§ 3791b. Reserve valuation
(a)(1) Policies and contracts issued prior to the operative date of the Valuation Manual. The Commissioner shall annually value, or cause to be valued, the reserve liabilities, hereinafter called reserves, for all outstanding life insurance policies and annuity and pure endowment contracts of every life company doing business in this State issued on or after the effective date of July 1, 1968 and prior to the operative date of the Valuation Manual. In calculating reserves, the Commissioner may use group methods and approximate averages for fractions of a year or otherwise. In making a valuation, the Commissioner may use the Department's actuary or employ an actuary for that purpose, and the reasonable compensation and expenses of the actuary, at a rate approved by the Commissioner, upon demand by the Commissioner supported by an itemized statement of such compensation and expenses, shall be paid by the insurer. In lieu of the valuation of the reserves required of a foreign or alien company, the Commissioner may accept a valuation made, or caused to be made, by the insurance supervisory official of any state or other jurisdiction when the valuation complies with the minimum standard provided in this subchapter.
(2) The provisions set forth in sections 3791d-3791m of this subchapter shall apply to all policies and contracts, as appropriate, subject to this subchapter issued on or after July 1, 1968 and prior to the operative date of the Valuation Manual and the provisions set forth in sections 3791n and 3791o of this subchapter shall not apply to any such policies and contracts.
(3) The minimum standard for the valuation of policies and contracts issued prior to July 1, 1968 shall be that provided by the laws in effect immediately prior to that date.
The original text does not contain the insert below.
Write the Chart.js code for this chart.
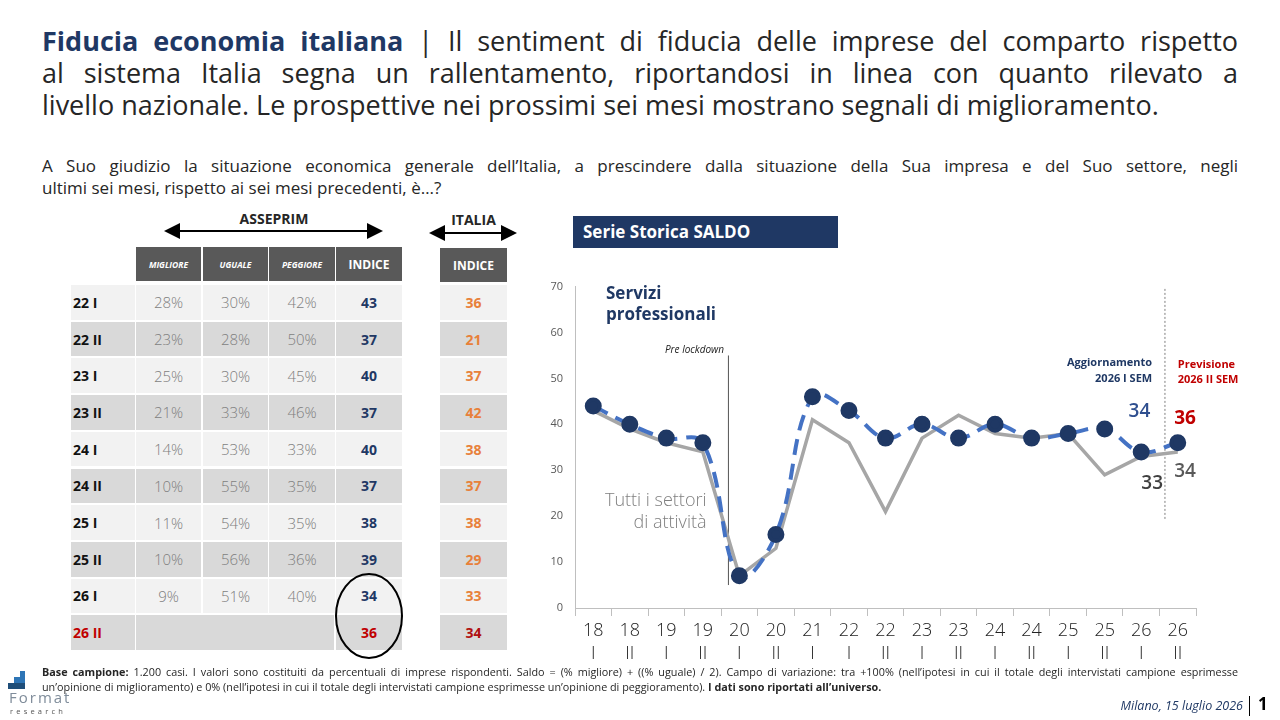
<!DOCTYPE html>
<html>
<head>
<meta charset="utf-8">
<script src="https://cdn.jsdelivr.net/npm/chart.js@4/dist/chart.umd.min.js"></script>
<style>
  body { margin: 0; width: 1280px; height: 720px; background: #fff; position: relative; overflow: hidden;
         font-family: 'Open Sans', 'DejaVu Sans', sans-serif; color: #262626; }
  .abs { position: absolute; }
  .title { left: 42px; width: 1196px; top: 25px; font-size: 27px; line-height: 32px; }
  .title div { white-space: nowrap; text-align: justify; text-align-last: justify; }
  .title div.last { text-align-last: left; }
  .title b { color: #1F3864; }
  .question { left: 42px; width: 1196px; top: 155px; font-size: 17px; line-height: 22px; }
  .question div { white-space: nowrap; text-align-last: justify; }
  .question div.last { text-align-last: left; }
  .cell { position: absolute; display: flex; align-items: center; justify-content: center; box-sizing: border-box; }
  .hdr { background: #595959; color: #fff; font-weight: bold; }
  .small-h { font-size: 8.5px; font-style: italic; }
  .pct { font-size: 15px; color: #7f7f7f; font-weight: 300; }
  .lbl { justify-content: flex-start; padding-left: 2px; font-weight: bold; font-size: 14px; color: #111; }
  .idx { font-weight: bold; font-size: 14px; color: #1F3864; }
  .ita { font-weight: bold; font-size: 14px; color: #E8803A; }
  .footer { left: 42px; width: 1196px; top: 664px; font-size: 10.8px; line-height: 15px; color: #262626; }
  .footer div { white-space: nowrap; text-align-last: justify; }
  .footer div.last { text-align-last: left; }
</style>
</head>
<body>

<div class="abs title">
  <div><b>Fiducia economia italiana</b> | Il sentiment di fiducia delle imprese del comparto rispetto</div>
  <div>al sistema Italia segna un rallentamento, riportandosi in linea con quanto rilevato a</div>
  <div class="last">livello nazionale. Le prospettive nei prossimi sei mesi mostrano segnali di miglioramento.</div>
</div>

<div class="abs question">
  <div>A Suo giudizio la situazione economica generale dell’Italia, a prescindere dalla situazione della Sua impresa e del Suo settore, negli</div>
  <div class="last">ultimi sei mesi, rispetto ai sei mesi precedenti, è…?</div>
</div>

<!-- arrows over the tables -->
<div class="abs" style="left:160px;top:209px;width:228px;text-align:center;font-weight:bold;font-size:14px;">ASSEPRIM</div>
<div class="abs" style="left:426px;top:210px;width:95px;text-align:center;font-weight:bold;font-size:14px;">ITALIA</div>
<svg class="abs" style="left:0;top:0" width="560" height="260">
  <defs>
    <marker id="ah" markerWidth="8" markerHeight="8" refX="7" refY="4" orient="auto-start-reverse">
      <path d="M0,0 L8,4 L0,8 z" fill="#000"/>
    </marker>
  </defs>
  <line x1="166" y1="231" x2="381" y2="231" stroke="#000" stroke-width="2" marker-start="url(#ah)" marker-end="url(#ah)"/>
  <line x1="431" y1="233" x2="515" y2="233" stroke="#000" stroke-width="2" marker-start="url(#ah)" marker-end="url(#ah)"/>
</svg>

<div id="table"></div>

<div class="abs" style="left:573px;top:216px;width:265px;height:32px;background:#1F3864;color:#fff;font-weight:bold;font-size:17px;line-height:32px;padding-left:10px;box-sizing:border-box;">Serie Storica SALDO</div>

<canvas id="chart" class="abs" width="750" height="402" style="left:530px;top:268px;"></canvas>

<svg class="abs" style="left:0;top:0;pointer-events:none" width="1280" height="720">
  <ellipse cx="369" cy="616" rx="33" ry="42" fill="none" stroke="#000" stroke-width="2"/>
  <!-- logo -->
  <rect x="20" y="671" width="5" height="6" fill="#2E75B6"/>
  <rect x="14" y="677" width="11" height="6" fill="#2E75B6"/>
  <rect x="8" y="683" width="17" height="6" fill="#1F4E79"/>
</svg>
<div class="abs" style="left:9px;top:689px;font-size:15px;line-height:16px;color:#7f8c9a;letter-spacing:2px;">Format</div>
<div class="abs" style="left:10px;top:707px;font-size:7.5px;line-height:9px;color:#555;letter-spacing:3.2px;">research</div>

<div class="abs footer">
  <div><b>Base campione:</b> 1.200 casi. I valori sono costituiti da percentuali di imprese rispondenti. Saldo = (% migliore) + ((% uguale) / 2). Campo di variazione: tra +100% (nell’ipotesi in cui il totale degli intervistati campione esprimesse</div>
  <div class="last">un’opinione di miglioramento) e 0% (nell’ipotesi in cui il totale degli intervistati campione esprimesse un’opinione di peggioramento). <b>I dati sono riportati all’universo.</b></div>
</div>

<div class="abs" style="right:37px;top:697px;font-size:12.5px;font-style:italic;color:#1F3864;">Milano, 15 luglio 2026</div>
<div class="abs" style="left:1249px;top:696px;width:1px;height:20px;background:#000;"></div>
<div class="abs" style="left:1258px;top:692px;font-size:17px;font-weight:bold;color:#000;">1</div>

<script>
// ---- table data ----
const periods = ["22 I", "22 II", "23 I", "23 II", "24 I", "24 II", "25 I", "25 II", "26 I", "26 II"];
const migliore = ["28%", "23%", "25%", "21%", "14%", "10%", "11%", "10%", "9%", ""];
const uguale = ["30%", "28%", "30%", "33%", "53%", "55%", "54%", "56%", "51%", ""];
const peggiore = ["42%", "50%", "45%", "46%", "33%", "35%", "35%", "36%", "40%", ""];
const indiceAsseprim = [43, 37, 40, 37, 40, 37, 38, 39, 34, 36];
const indiceItalia = [36, 21, 37, 42, 38, 37, 38, 29, 33, 34];

// ---- chart data ----
const labels = [
    ["18", "I"], ["18", "II"], ["19", "I"], ["19", "II"], ["20", "I"], ["20", "II"],
    ["21", "I"], ["22", "I"], ["22", "II"], ["23", "I"], ["23", "II"], ["24", "I"],
    ["24", "II"], ["25", "I"], ["25", "II"], ["26", "I"], ["26", "II"]
];
const serviziProfessionali = [44, 40, 37, 36, 7, 16, 46, 43, 37, 40, 37, 40, 37, 38, 39, 34, 36];
const tuttiSettori = [43, 39, 36, 34, 7, 13, 41, 36, 21, 37, 42, 38, 37, 38, 29, 33, 34];

// build the tables
const table = document.getElementById("table");
function cell(x, y, w, h, cls, text, style) {
    const d = document.createElement("div");
    d.className = "cell " + cls;
    d.style.left = x + "px";
    d.style.top = y + "px";
    d.style.width = w + "px";
    d.style.height = h + "px";
    if (style) d.style.cssText += style;
    d.textContent = text;
    table.appendChild(d);
}

const cols = [136, 203, 269, 336];
const colW = [65, 65, 66, 66];
cell(cols[0], 247, colW[0], 34, "hdr small-h", "MIGLIORE");
cell(cols[1], 247, colW[1], 34, "hdr small-h", "UGUALE");
cell(cols[2], 247, colW[2], 34, "hdr small-h", "PEGGIORE");
cell(cols[3], 247, colW[3], 34, "hdr", "INDICE", "font-size:12px;");
cell(440, 248, 67, 34, "hdr", "INDICE", "font-size:12px;");

periods.forEach((p, i) => {
    const y = 285 + i * 36.7;
    const h = 34.7;
    const bg = i % 2 === 0 ? "#F2F2F2" : "#D9D9D9";
    const last = i === periods.length - 1;
    cell(71, y, 64, h, "lbl", p, "background:" + bg + ";" + (last ? "color:#C00000;" : ""));
    if (last) {
        cell(cols[0], y, cols[3] - cols[0] - 2, h, "", "", "background:" + bg + ";");
    } else {
        cell(cols[0], y, colW[0], h, "pct", migliore[i], "background:" + bg + ";");
        cell(cols[1], y, colW[1], h, "pct", uguale[i], "background:" + bg + ";");
        cell(cols[2], y, colW[2], h, "pct", peggiore[i], "background:" + bg + ";");
    }
    cell(cols[3], y, colW[3], h, "idx", indiceAsseprim[i], "background:" + bg + ";" + (last ? "color:#C00000;" : ""));
    cell(440, y, 67, h, "ita", indiceItalia[i], "background:" + bg + ";" + (last ? "color:#B01010;" : ""));
});

// annotations drawn relative to the scales
const annotations = {
    id: "annotations",
    beforeDatasetsDraw(chart) {
        const { ctx, scales: { x, y } } = chart;
        ctx.save();
        // pre lockdown line
        const xl = x.getPixelForValue(3.7);
        ctx.strokeStyle = "#555";
        ctx.lineWidth = 1;
        ctx.beginPath();
        ctx.moveTo(xl, y.getPixelForValue(55));
        ctx.lineTo(xl, y.getPixelForValue(5));
        ctx.stroke();
        // forecast separator
        const xf = x.getPixelForValue(15.65);
        ctx.strokeStyle = "#7f7f7f";
        ctx.setLineDash([2, 2]);
        ctx.beginPath();
        ctx.moveTo(xf, y.getPixelForValue(69.5));
        ctx.lineTo(xf, y.getPixelForValue(19));
        ctx.stroke();
        ctx.restore();
    },
    afterDatasetsDraw(chart) {
        const { ctx, scales: { x, y } } = chart;
        const F = "'Open Sans', 'DejaVu Sans', sans-serif";
        ctx.save();
        ctx.textBaseline = "alphabetic";

        ctx.fillStyle = "#1F3864";
        ctx.font = "bold 17px " + F;
        ctx.textAlign = "left";
        ctx.fillText("Servizi", x.left + 31, y.getPixelForValue(67.4));
        ctx.fillText("professionali", x.left + 31, y.getPixelForValue(62.7));

        ctx.fillStyle = "#7f7f7f";
        ctx.font = "300 18px " + F;
        ctx.textAlign = "right";
        ctx.fillText("Tutti i settori", x.getPixelForValue(3.1), y.getPixelForValue(22.3));
        ctx.fillText("di attività", x.getPixelForValue(3.1), y.getPixelForValue(17.4));

        ctx.fillStyle = "#222";
        ctx.font = "italic 10px " + F;
        ctx.fillText("Pre lockdown", x.getPixelForValue(3.58), y.getPixelForValue(55.6));

        ctx.fillStyle = "#1F3864";
        ctx.font = "bold 11px " + F;
        ctx.fillText("Aggiornamento", x.getPixelForValue(15.3), y.getPixelForValue(52.7));
        ctx.fillText("2026 I SEM", x.getPixelForValue(15.3), y.getPixelForValue(49.3));

        ctx.fillStyle = "#C00000";
        ctx.textAlign = "left";
        ctx.fillText("Previsione", x.getPixelForValue(16), y.getPixelForValue(52.3));
        ctx.fillText("2026 II SEM", x.getPixelForValue(16), y.getPixelForValue(48.9));

        // value labels
        ctx.textAlign = "center";
        ctx.font = "600 19px " + F;
        ctx.fillStyle = "#2F4F8F";
        ctx.fillText(serviziProfessionali[15], x.getPixelForValue(14.95), y.getPixelForValue(serviziProfessionali[15] + 7.5));
        ctx.fillStyle = "#404040";
        ctx.fillText(tuttiSettori[15], x.getPixelForValue(15.3), y.getPixelForValue(tuttiSettori[15] - 7));
        ctx.fillStyle = "#595959";
        ctx.fillText(tuttiSettori[16], x.getPixelForValue(16.2), y.getPixelForValue(tuttiSettori[16] - 5.5));
        ctx.font = "bold 19px " + F;
        ctx.fillStyle = "#C00000";
        ctx.fillText(serviziProfessionali[16], x.getPixelForValue(16.2), y.getPixelForValue(serviziProfessionali[16] + 4));
        ctx.restore();
    }
};

new Chart(document.getElementById("chart"), {
    type: "line",
    data: {
        labels: labels,
        datasets: [
            {
                label: "Servizi professionali",
                data: serviziProfessionali,
                borderColor: "#4472C4",
                borderWidth: 4,
                borderDash: [16, 9],
                tension: 0.4,
                pointRadius: 6.5,
                pointBackgroundColor: "#1F3864",
                pointBorderColor: "#1F3864",
                order: 0
            },
            {
                label: "Tutti i settori di attività",
                data: tuttiSettori,
                borderColor: "#A6A6A6",
                borderWidth: 3.5,
                tension: 0,
                pointRadius: 0,
                order: 1
            }
        ]
    },
    options: {
        responsive: false,
        animation: false,
        layout: { padding: { top: 12, right: 84, left: 0, bottom: 0 } },
        plugins: {
            legend: { display: false },
            tooltip: { enabled: false }
        },
        scales: {
            x: {
                offset: true,
                afterFit: (s) => { s.height = 62; },
                border: { color: "#bfbfbf" },
                grid: { offset: true, drawOnChartArea: false, tickLength: 8, color: "#bfbfbf" },
                ticks: {
                    color: "#222",
                    padding: 4,
                    maxRotation: 0,
                    autoSkip: false,
                    font: { size: 18, family: "'Open Sans', 'DejaVu Sans', sans-serif", weight: 300, lineHeight: 1.25 }
                }
            },
            y: {
                min: 0,
                max: 70,
                afterFit: (s) => { s.width = 45; },
                border: { color: "#bfbfbf" },
                grid: { drawOnChartArea: false, drawTicks: false },
                ticks: {
                    stepSize: 10,
                    padding: 12,
                    color: "#595959",
                    font: { size: 11, family: "'Open Sans', 'DejaVu Sans', sans-serif" }
                }
            }
        }
    },
    plugins: [annotations]
});
</script>
</body>
</html>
(b)(1) Policies and contracts issued on or after the operative date of the Valuation Manual. The Commissioner shall annually value, or cause to be valued, the reserve liabilities, hereinafter called reserves, for all outstanding life insurance contracts, annuity and pure endowment contracts, accident and health contracts, and deposit-type contracts of every company issued on or after the operative date of the Valuation Manual. In making a valuation, the Commissioner may use the Department's actuary or employ an actuary for that purpose, and the reasonable compensation and expenses of the actuary, at a rate approved by the Commissioner, upon demand by the Commissioner supported by an itemized statement of such compensation and expenses, shall be paid by the insurer. In lieu of the valuation of the reserves required of a foreign or alien company, the Commissioner may accept a valuation made, or caused to be made, by the insurance supervisory official of any state or other jurisdiction when the valuation complies with the minimum standard provided in this subchapter.
(2) The provisions set forth in sections 3791n and 3791o of this subchapter shall apply to all policies and contracts issued on or after the operative date of the Valuation Manual. (Added 2015, No. 63, § 1, eff. June 17, 2015.)